> _Objective_: In the records below, find the line with "Emit a Python" and the line with "ax.set_xticklabels(countries)"; return exactly those lines and every line between them.
-- Begin Raw records --
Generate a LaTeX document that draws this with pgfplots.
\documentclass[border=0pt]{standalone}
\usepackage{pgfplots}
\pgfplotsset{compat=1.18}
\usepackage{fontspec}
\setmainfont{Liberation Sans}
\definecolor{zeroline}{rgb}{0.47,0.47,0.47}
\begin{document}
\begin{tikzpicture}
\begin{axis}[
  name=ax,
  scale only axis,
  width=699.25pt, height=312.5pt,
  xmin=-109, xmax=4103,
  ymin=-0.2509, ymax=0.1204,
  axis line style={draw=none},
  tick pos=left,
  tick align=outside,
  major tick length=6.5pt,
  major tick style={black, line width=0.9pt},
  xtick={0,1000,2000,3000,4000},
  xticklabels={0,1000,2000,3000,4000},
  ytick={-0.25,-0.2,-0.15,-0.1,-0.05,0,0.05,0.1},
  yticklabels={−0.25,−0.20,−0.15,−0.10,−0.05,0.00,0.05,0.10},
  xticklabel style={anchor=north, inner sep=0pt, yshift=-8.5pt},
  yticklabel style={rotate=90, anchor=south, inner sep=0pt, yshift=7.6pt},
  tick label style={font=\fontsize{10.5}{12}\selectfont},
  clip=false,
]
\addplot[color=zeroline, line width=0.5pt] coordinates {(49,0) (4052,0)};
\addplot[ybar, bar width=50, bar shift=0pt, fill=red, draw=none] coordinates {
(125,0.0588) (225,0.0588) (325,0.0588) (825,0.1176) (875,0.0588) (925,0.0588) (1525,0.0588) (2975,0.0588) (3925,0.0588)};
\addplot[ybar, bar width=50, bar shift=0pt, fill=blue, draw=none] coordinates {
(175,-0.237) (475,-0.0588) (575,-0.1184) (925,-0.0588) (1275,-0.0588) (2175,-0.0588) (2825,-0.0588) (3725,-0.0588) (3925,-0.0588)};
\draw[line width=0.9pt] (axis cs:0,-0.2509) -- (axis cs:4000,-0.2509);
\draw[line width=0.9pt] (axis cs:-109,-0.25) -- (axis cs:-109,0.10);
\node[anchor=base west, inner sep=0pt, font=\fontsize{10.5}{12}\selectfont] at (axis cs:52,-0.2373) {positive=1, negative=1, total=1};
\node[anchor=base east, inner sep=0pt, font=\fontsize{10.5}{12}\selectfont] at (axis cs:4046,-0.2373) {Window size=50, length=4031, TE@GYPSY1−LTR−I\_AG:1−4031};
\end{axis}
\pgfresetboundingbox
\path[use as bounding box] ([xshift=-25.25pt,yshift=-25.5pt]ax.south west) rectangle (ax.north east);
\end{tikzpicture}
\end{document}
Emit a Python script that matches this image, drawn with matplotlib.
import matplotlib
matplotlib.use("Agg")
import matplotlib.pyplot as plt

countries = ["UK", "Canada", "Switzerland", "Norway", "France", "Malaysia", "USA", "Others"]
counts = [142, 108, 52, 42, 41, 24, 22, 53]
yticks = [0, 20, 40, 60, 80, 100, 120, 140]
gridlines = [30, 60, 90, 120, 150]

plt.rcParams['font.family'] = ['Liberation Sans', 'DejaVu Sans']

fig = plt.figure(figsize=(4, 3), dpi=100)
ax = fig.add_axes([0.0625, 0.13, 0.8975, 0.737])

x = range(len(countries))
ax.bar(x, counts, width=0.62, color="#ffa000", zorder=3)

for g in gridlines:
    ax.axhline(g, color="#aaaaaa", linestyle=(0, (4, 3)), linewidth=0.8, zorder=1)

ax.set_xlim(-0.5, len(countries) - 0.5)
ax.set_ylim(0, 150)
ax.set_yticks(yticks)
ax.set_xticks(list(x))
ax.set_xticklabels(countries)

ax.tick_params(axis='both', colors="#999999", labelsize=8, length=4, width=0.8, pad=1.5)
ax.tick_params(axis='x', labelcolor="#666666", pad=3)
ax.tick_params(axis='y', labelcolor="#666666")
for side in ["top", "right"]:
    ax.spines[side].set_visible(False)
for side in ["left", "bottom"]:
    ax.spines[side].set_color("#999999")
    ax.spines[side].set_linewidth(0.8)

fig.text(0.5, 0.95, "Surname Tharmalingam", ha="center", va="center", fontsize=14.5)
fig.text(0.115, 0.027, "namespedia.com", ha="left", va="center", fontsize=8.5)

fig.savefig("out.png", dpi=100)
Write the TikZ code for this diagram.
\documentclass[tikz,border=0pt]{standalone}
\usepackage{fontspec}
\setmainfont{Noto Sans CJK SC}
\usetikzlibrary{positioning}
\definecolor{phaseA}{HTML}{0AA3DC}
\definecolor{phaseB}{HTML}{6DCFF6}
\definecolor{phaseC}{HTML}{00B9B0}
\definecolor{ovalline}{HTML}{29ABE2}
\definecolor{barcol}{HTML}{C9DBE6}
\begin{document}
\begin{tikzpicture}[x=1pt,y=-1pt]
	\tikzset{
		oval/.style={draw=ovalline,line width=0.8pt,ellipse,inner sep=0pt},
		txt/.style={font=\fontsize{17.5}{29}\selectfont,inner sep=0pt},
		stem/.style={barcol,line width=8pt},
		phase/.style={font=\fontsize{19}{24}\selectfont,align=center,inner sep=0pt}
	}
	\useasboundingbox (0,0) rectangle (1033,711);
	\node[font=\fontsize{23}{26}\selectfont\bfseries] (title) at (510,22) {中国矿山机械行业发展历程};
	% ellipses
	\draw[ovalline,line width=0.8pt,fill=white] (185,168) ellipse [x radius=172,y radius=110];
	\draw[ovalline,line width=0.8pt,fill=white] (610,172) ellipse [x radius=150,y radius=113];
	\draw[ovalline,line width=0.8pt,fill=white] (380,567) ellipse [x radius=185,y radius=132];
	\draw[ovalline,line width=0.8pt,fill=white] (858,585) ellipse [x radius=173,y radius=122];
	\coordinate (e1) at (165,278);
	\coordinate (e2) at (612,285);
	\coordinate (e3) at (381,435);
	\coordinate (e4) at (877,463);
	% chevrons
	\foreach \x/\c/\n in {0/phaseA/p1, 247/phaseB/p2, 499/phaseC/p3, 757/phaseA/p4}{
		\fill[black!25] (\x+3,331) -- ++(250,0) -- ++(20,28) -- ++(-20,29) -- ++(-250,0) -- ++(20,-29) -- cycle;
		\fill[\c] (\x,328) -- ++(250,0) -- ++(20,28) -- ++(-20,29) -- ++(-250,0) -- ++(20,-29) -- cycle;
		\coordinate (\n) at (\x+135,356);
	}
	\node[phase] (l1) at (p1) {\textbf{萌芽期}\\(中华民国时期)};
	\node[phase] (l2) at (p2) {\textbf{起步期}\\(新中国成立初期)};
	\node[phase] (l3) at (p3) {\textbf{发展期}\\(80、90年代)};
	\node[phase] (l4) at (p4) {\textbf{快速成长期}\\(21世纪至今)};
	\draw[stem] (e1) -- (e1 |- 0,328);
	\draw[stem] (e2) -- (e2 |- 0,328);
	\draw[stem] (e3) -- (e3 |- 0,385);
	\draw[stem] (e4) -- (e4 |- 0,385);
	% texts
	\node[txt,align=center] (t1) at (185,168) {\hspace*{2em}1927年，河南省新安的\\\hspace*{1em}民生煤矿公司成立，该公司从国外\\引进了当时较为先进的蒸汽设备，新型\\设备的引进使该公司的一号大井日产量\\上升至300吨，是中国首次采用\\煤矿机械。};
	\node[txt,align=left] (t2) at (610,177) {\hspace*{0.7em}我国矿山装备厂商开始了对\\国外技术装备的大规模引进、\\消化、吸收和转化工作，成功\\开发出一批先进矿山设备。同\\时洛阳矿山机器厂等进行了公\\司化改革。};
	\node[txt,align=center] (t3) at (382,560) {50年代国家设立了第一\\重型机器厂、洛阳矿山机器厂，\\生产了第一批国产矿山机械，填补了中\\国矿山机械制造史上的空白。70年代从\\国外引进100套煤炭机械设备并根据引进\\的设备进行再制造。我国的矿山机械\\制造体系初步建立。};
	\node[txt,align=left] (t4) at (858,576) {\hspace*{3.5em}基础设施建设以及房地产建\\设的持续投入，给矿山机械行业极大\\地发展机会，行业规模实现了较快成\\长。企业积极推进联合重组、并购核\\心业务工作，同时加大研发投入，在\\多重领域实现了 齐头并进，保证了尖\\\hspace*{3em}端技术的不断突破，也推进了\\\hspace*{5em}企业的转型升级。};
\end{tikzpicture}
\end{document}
-- End Raw records --
> _Exercise answer_:
Emit a Python script that matches this image, drawn with matplotlib.
import matplotlib
matplotlib.use("Agg")
import matplotlib.pyplot as plt

countries = ["UK", "Canada", "Switzerland", "Norway", "France", "Malaysia", "USA", "Others"]
counts = [142, 108, 52, 42, 41, 24, 22, 53]
yticks = [0, 20, 40, 60, 80, 100, 120, 140]
gridlines = [30, 60, 90, 120, 150]

plt.rcParams['font.family'] = ['Liberation Sans', 'DejaVu Sans']

fig = plt.figure(figsize=(4, 3), dpi=100)
ax = fig.add_axes([0.0625, 0.13, 0.8975, 0.737])

x = range(len(countries))
ax.bar(x, counts, width=0.62, color="#ffa000", zorder=3)

for g in gridlines:
    ax.axhline(g, color="#aaaaaa", linestyle=(0, (4, 3)), linewidth=0.8, zorder=1)

ax.set_xlim(-0.5, len(countries) - 0.5)
ax.set_ylim(0, 150)
ax.set_yticks(yticks)
ax.set_xticks(list(x))
ax.set_xticklabels(countries)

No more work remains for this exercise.